Voici mon code sous R. Gardez en tête qu’il n’est clairement pas optimisé pour la vitesse d’exécution (et ce, d’autant plus que R est relativement lent [2]) : je vous recommande de vous contenter de petites valeurs pour n.

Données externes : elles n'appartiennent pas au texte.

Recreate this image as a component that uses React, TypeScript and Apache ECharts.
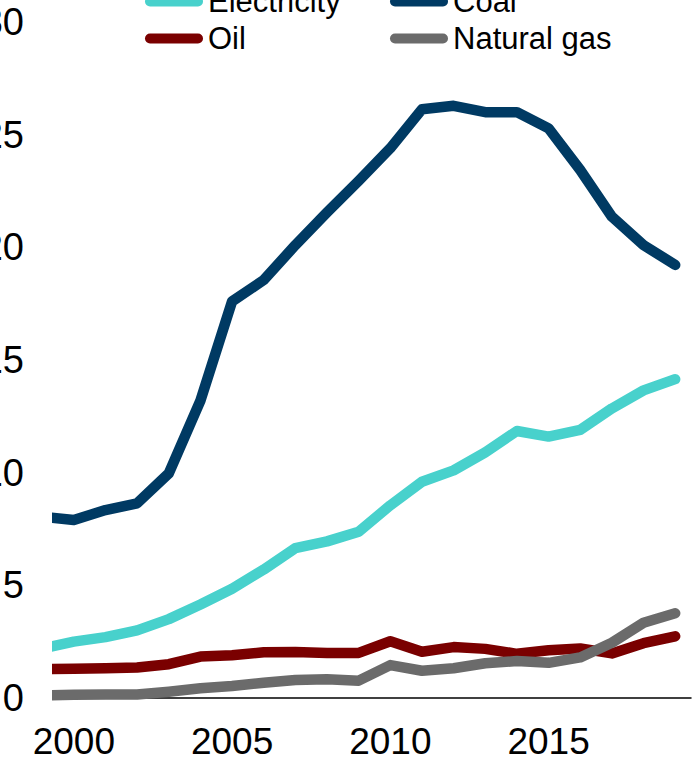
import React, { useEffect, useRef } from "react";
import * as echarts from "echarts";

const years = [1999, 2000, 2001, 2002, 2003, 2004, 2005, 2006, 2007, 2008, 2009, 2010, 2011, 2012, 2013, 2014, 2015, 2016, 2017, 2018, 2019];
const electricity = [2.2, 2.5, 2.7, 3.0, 3.5, 4.15, 4.85, 5.7, 6.65, 6.95, 7.38, 8.55, 9.6, 10.1, 10.9, 11.85, 11.6, 11.9, 12.85, 13.65, 14.15];
const coal = [8.05, 7.9, 8.34, 8.64, 9.97, 13.2, 17.6, 18.55, 20.1, 21.55, 22.95, 24.4, 26.13, 26.28, 26.0, 26.0, 25.28, 23.43, 21.36, 20.1, 19.22];
const oil = [1.28, 1.3, 1.32, 1.35, 1.5, 1.84, 1.9, 2.03, 2.04, 2.0, 2.0, 2.52, 2.05, 2.26, 2.18, 1.96, 2.12, 2.2, 1.98, 2.43, 2.74];
const gas = [0.12, 0.14, 0.15, 0.16, 0.28, 0.43, 0.53, 0.68, 0.8, 0.83, 0.77, 1.46, 1.21, 1.32, 1.54, 1.64, 1.56, 1.8, 2.45, 3.34, 3.76];
const yTicks = [0, 5, 10, 15, 20, 25, 30];
const xTickLabels = [2000, 2005, 2010, 2015];

const seriesNames = ["Electricity", "Coal", "Oil", "Natural gas"];
const seriesColors = ["#48D1CC", "#003A63", "#7A0000", "#6B6B6B"];
const seriesValues = [electricity, coal, oil, gas];

const OX = 60;
const OY = 40;
const FONT = "'Liberation Sans', Arial, sans-serif";
const ICON = "path://M5,0 H53 A5,5 0 0 1 53,10 H5 A5,5 0 0 1 5,0 Z";

export default function App() {
  const ref = useRef<HTMLDivElement>(null);
  useEffect(() => {
    if (!ref.current) return;
    const chart = echarts.init(ref.current, undefined, { renderer: "svg" });
    const legendPos = [
      { left: 145, top: 3 },
      { left: 390, top: 3 },
      { left: 145, top: 40 },
      { left: 390, top: 40 },
    ];
    chart.setOption({
      animation: false,
      backgroundColor: "#ffffff",
      textStyle: { fontFamily: FONT },
      grid: { left: 58 + OX, right: 1, top: 22 + OY, bottom: 73, containLabel: false },
      legend: seriesNames.map((n, i) => ({
        data: [n],
        left: legendPos[i].left + OX,
        top: legendPos[i].top + OY - 17,
        padding: 0,
        icon: ICON,
        itemWidth: 58,
        itemHeight: 10,
        selectedMode: false,
        textStyle: { fontSize: 31, color: "#000", fontFamily: FONT },
      })),
      xAxis: {
        type: "value",
        min: 1999.5,
        max: 2019.5,
        splitLine: { show: false },
        axisTick: { show: false },
        axisLine: { show: true, onZero: false, lineStyle: { color: "#000", width: 1.5 } },
        axisLabel: {
          customValues: xTickLabels,
          margin: 25,
          fontSize: 37,
          color: "#000",
          fontFamily: FONT,
          formatter: (v: number) => String(v),
        },
      },
      yAxis: {
        type: "value",
        min: 0,
        max: 30,
        interval: 5,
        splitLine: { show: false },
        axisTick: { show: false },
        axisLine: { show: false },
        axisLabel: {
          margin: 34,
          fontSize: 38,
          color: "#000",
          fontFamily: FONT,
          customValues: yTicks,
        },
      },
      series: seriesNames.map((n, i) => ({
        name: n,
        type: "line",
        data: years.map((y, k) => [y, seriesValues[i][k]]),
        showSymbol: false,
        symbol: "none",
        clip: true,
        color: seriesColors[i],
        lineStyle: { color: seriesColors[i], width: 10.5, cap: "round", join: "round" },
        emphasis: { disabled: true },
      })),
    });
    return () => chart.dispose();
  }, []);
  return (
    <div style={{ position: "fixed", left: 0, top: 0, width: 692, height: 771, overflow: "hidden", background: "#fff" }}>
      <div ref={ref} style={{ position: "absolute", left: -OX, top: -OY, width: 692 + OX, height: 771 + OY }} />
    </div>
  );
}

alignments = function(x, y, k = 3, w = 1/1000) {
	N <- length(x)
	I <- gtools:::combinations(N, k, 1:N)
	res <- list()
	j <- 0
	for(i in 1:nrow(I)) {
		xi <- x[I[i, ]]
		yi <- y[I[i, ]]
		ri <- lm(yi~1+xi)
		hh <- ri$res / cos(atan(ri$co[2]))
		if(all(hh <= w/2)) {
			tmp <- list(coef = unname(ri$co), x = xi, y = yi)
			j <- j + 1
			res[[j]] <- tmp
		}
	}
	return(res)
}

n <- 30
x <- runif(n)
y <- runif(n)
k <- 3
w <- 1/100
res <- alignments(x, y, k, w)
length(res)

cols <- rainbow(length(res))
op <- par(mar = rep(5, 4))
plot(x, y, cex.lab = .7, cex.axis = .7, pch = 16, cex = 1/2,
	xlim = 0:1, ylim = 0:1, main = "Figure 5", cex.main = .8)
for(i in 1:length(res)) {
	ri <- res[[i]]
	abline(ri$co[1], ri$co[2], lty = "dotted", col = cols[i])
	points(ri$x, ri$y, cex = 1/2, pch = 16, col = cols[i])
}
par(op)

1. Ce qui, j’en conviens volontiers, n’est sans doute pas la façon la plus rapide de faire.
2. Ceci étant dit, si quelqu’un trouve le courage de développer un algorithme plus efficient, je le publierai volontiers ici.